The ministry can include that temporary solution in the overall study, while it can also look at enhancements — more traffic lights — to address Highway 1 and Thatcher Drive East, he added.

Tolley raised similar concerns during the recent police board meeting.

Another frustration the city faces is previous mayors have written letters to the ministry over the decades about this same issue to no result, Tolley said. He remembers three friends involved in a car collision at Ninth Avenue Northwest and Highway 1 in the 1960s, with one killed and two severely injured.

Since then, many mayors and councils have written letters and raised the idea of installing traffic lights at that corner.

“… we just want the government to re-focus on this problem and not just study it, but also take some action,” he said. “… We in Saskatchewan don’t have traffic lights on the Trans-Canada Highway. They do in Manitoba and Alberta, and we don’t understand why Moose Jaw can’t have traffic lights for the safety of our citizens.”

Tolley recalled his most recent experience in that area, noting five vehicles in the intersection simultaneously, with two semis pulling trailers.

“It was a recipe for disaster. It was actually just the good driving of one or two of the drivers to avoid an accident,” he added.

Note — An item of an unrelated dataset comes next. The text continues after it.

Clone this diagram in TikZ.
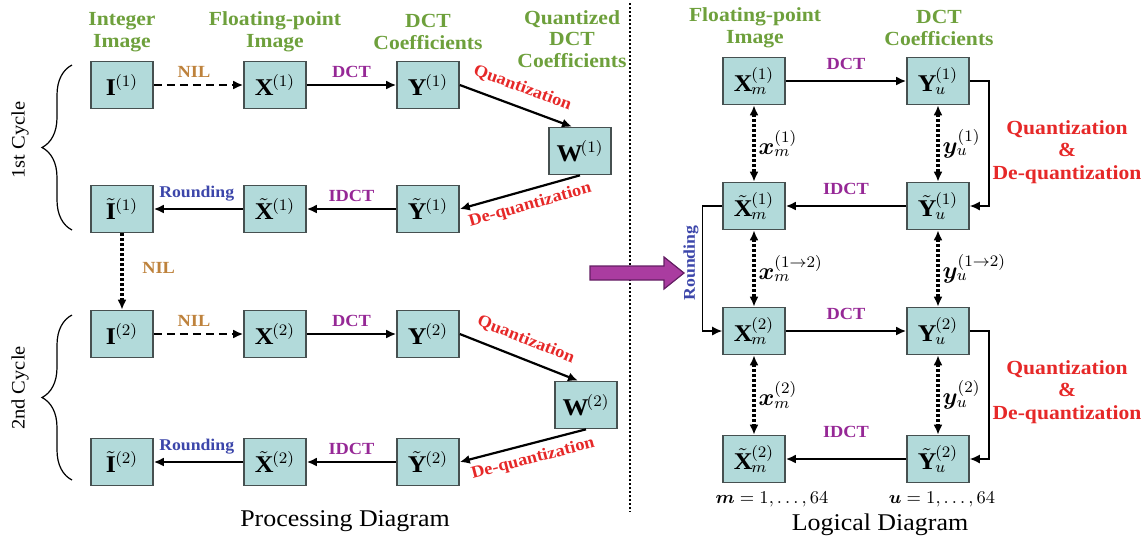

City manager Jim Puffalt agreed with the mayor that that intersection was unsafe and dangerous, noting he wanted to pull over recently because of how congested the intersection was.

Highway 1 is a busy economic corridor for Moose Jaw because of activities with Brandt Industries, Donald’s Fine Foods and the agri-food industrial park, he continued. Those places will generate more traffic flows in the future — for example, bringing in old sows and hauling out new trailers — and make vehicle congestion even worse.

“I think it’s important that we get the province to listen — especially on that intersection — to give us a hand with that and make it safer because it’s just going to get worse,” Puffalt said.

The intersection of Highway 1 and Thatcher Drive East is even busier than the other intersection — 10,000 vehicles per day versus 7,000 — and will also become worse as businesses develop in that area, he added. While he appreciated the ministry performing its corridor study along Highway 1, he thought it was time to act because the issue has been ongoing for nearly 50 years.

The next regular council meeting is Monday, Nov. 14.